Goal | Write out each line of the listing as it stands, without the images.

Data provided |
## BEGIN

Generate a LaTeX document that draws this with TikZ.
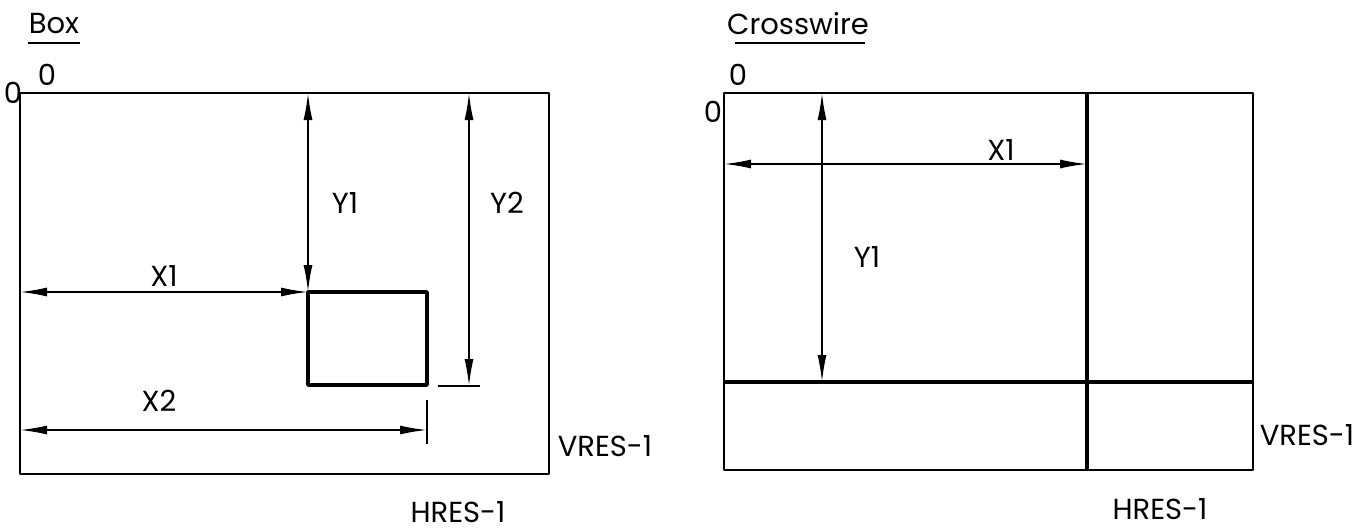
\documentclass[tikz,border=0pt]{standalone}
\usepackage{fontspec}
\setmainfont{Poppins}
\usetikzlibrary{arrows.meta}
\begin{document}
\begin{tikzpicture}[x=1pt,y=-1pt,
  frame/.style={line width=2.8pt, line join=round, line cap=round},
  wire/.style={line width=3.8pt, line join=round},
  dimline/.style={line width=1.7pt, {Latex[length=27pt,width=9pt]}-{Latex[length=27pt,width=9pt]}},
  tickline/.style={line width=1.7pt},
  ul/.style={line width=1.8pt},
  lbl/.style={font=\fontsize{29}{29}\selectfont, inner sep=0pt}
]
\useasboundingbox (0,0) rectangle (1371,530);

% ---------------- Box ----------------
\node[lbl] (boxtitle) at (54,24) {Box};
\coordinate (bul1) at (28,43);
\coordinate (bul2) at (80,43);
\draw[ul] (bul1) -- (bul2);

\coordinate (LTL) at (20,93);
\coordinate (LBR) at (549,474);
\draw[frame] (LTL) rectangle (LBR);

\node[lbl] (lzeroT) at (47,75) {0};
\node[lbl] (lzeroL) at (13,93) {0};

% inner box
\coordinate (ITL) at (308,292);
\coordinate (IBR) at (427,385);
\draw[wire] (ITL) rectangle (IBR);

% Y1
\coordinate (LY1a) at (308,93);
\coordinate (LY1b) at (308,292);
\draw[dimline] (LY1a) -- (LY1b);
\node[lbl] (lY1) at (345,203) {Y1};

% Y2
\coordinate (LY2a) at (469,93);
\coordinate (LY2b) at (469,386);
\draw[dimline] (LY2a) -- (LY2b);
\coordinate (LY2t1) at (438,386);
\coordinate (LY2t2) at (480,386);
\draw[tickline] (LY2t1) -- (LY2t2);
\node[lbl] (lY2) at (507,203) {Y2};

% X1
\coordinate (LX1a) at (20,292);
\draw[dimline] (LX1a) -- (ITL);
\node[lbl] (lX1) at (164,276) {X1};

% X2
\coordinate (LX2a) at (20,430);
\coordinate (LX2b) at (427,430);
\draw[dimline] (LX2a) -- (LX2b);
\coordinate (LX2t1) at (427,400);
\coordinate (LX2t2) at (427,444);
\draw[tickline] (LX2t1) -- (LX2t2);
\node[lbl] (lX2) at (159,401) {X2};

\node[lbl] (lvres) at (605,446) {VRES-1};
\node[lbl] (lhres) at (458,512) {HRES-1};

% ---------------- Crosswire ----------------
\node[lbl] (cwtitle) at (798,24) {Crosswire};
\coordinate (cul1) at (735,43);
\coordinate (cul2) at (865,43);
\draw[ul] (cul1) -- (cul2);

\coordinate (RTL) at (724,93);
\coordinate (RBR) at (1253,470);
\draw[frame] (RTL) rectangle (RBR);

\node[lbl] (rzeroT) at (738,75) {0};
\node[lbl] (rzeroL) at (713,112) {0};

% crosswires
\coordinate (CVa) at (1087,93);
\coordinate (CVb) at (1087,470);
\draw[wire] (CVa) -- (CVb);
\coordinate (CHa) at (724,382);
\coordinate (CHb) at (1253,382);
\draw[wire] (CHa) -- (CHb);

% Y1
\coordinate (RY1a) at (822,93);
\coordinate (RY1b) at (822,382);
\draw[dimline] (RY1a) -- (RY1b);
\node[lbl] (rY1) at (867,257) {Y1};

% X1
\coordinate (RX1a) at (724,164);
\coordinate (RX1b) at (1087,164);
\draw[dimline] (RX1a) -- (RX1b);
\node[lbl] (rX1) at (1001,150) {X1};

\node[lbl] (rvres) at (1307,435) {VRES-1};
\node[lbl] (rhres) at (1160,509) {HRES-1};
\end{tikzpicture}
\end{document}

## END

Problem solution |
Generate a LaTeX document that draws this with TikZ.
\documentclass[tikz,border=0pt]{standalone}
\usepackage{fontspec}
\setmainfont{Poppins}
\usetikzlibrary{arrows.meta}
\begin{document}
\begin{tikzpicture}[x=1pt,y=-1pt,
  frame/.style={line width=2.8pt, line join=round, line cap=round},
  wire/.style={line width=3.8pt, line join=round},
  dimline/.style={line width=1.7pt, {Latex[length=27pt,width=9pt]}-{Latex[length=27pt,width=9pt]}},
  tickline/.style={line width=1.7pt},
  ul/.style={line width=1.8pt},
  lbl/.style={font=\fontsize{29}{29}\selectfont, inner sep=0pt}
]
\useasboundingbox (0,0) rectangle (1371,530);

% ---------------- Box ----------------
\node[lbl] (boxtitle) at (54,24) {Box};
\coordinate (bul1) at (28,43);
\coordinate (bul2) at (80,43);
\draw[ul] (bul1) -- (bul2);

\coordinate (LTL) at (20,93);
\coordinate (LBR) at (549,474);
\draw[frame] (LTL) rectangle (LBR);

\node[lbl] (lzeroT) at (47,75) {0};
\node[lbl] (lzeroL) at (13,93) {0};

% inner box
\coordinate (ITL) at (308,292);
\coordinate (IBR) at (427,385);
\draw[wire] (ITL) rectangle (IBR);

% Y1
\coordinate (LY1a) at (308,93);
\coordinate (LY1b) at (308,292);
\draw[dimline] (LY1a) -- (LY1b);
\node[lbl] (lY1) at (345,203) {Y1};

% Y2
\coordinate (LY2a) at (469,93);
\coordinate (LY2b) at (469,386);
\draw[dimline] (LY2a) -- (LY2b);
\coordinate (LY2t1) at (438,386);
\coordinate (LY2t2) at (480,386);
\draw[tickline] (LY2t1) -- (LY2t2);
\node[lbl] (lY2) at (507,203) {Y2};

% X1
\coordinate (LX1a) at (20,292);
\draw[dimline] (LX1a) -- (ITL);
\node[lbl] (lX1) at (164,276) {X1};

% X2
\coordinate (LX2a) at (20,430);
\coordinate (LX2b) at (427,430);
\draw[dimline] (LX2a) -- (LX2b);
\coordinate (LX2t1) at (427,400);
\coordinate (LX2t2) at (427,444);
\draw[tickline] (LX2t1) -- (LX2t2);
\node[lbl] (lX2) at (159,401) {X2};

\node[lbl] (lvres) at (605,446) {VRES-1};
\node[lbl] (lhres) at (458,512) {HRES-1};

% ---------------- Crosswire ----------------
\node[lbl] (cwtitle) at (798,24) {Crosswire};
\coordinate (cul1) at (735,43);
\coordinate (cul2) at (865,43);
\draw[ul] (cul1) -- (cul2);

\coordinate (RTL) at (724,93);
\coordinate (RBR) at (1253,470);
\draw[frame] (RTL) rectangle (RBR);

\node[lbl] (rzeroT) at (738,75) {0};
\node[lbl] (rzeroL) at (713,112) {0};

% crosswires
\coordinate (CVa) at (1087,93);
\coordinate (CVb) at (1087,470);
\draw[wire] (CVa) -- (CVb);
\coordinate (CHa) at (724,382);
\coordinate (CHb) at (1253,382);
\draw[wire] (CHa) -- (CHb);

% Y1
\coordinate (RY1a) at (822,93);
\coordinate (RY1b) at (822,382);
\draw[dimline] (RY1a) -- (RY1b);
\node[lbl] (rY1) at (867,257) {Y1};

% X1
\coordinate (RX1a) at (724,164);
\coordinate (RX1b) at (1087,164);
\draw[dimline] (RX1a) -- (RX1b);
\node[lbl] (rX1) at (1001,150) {X1};

\node[lbl] (rvres) at (1307,435) {VRES-1};
\node[lbl] (rhres) at (1160,509) {HRES-1};
\end{tikzpicture}
\end{document}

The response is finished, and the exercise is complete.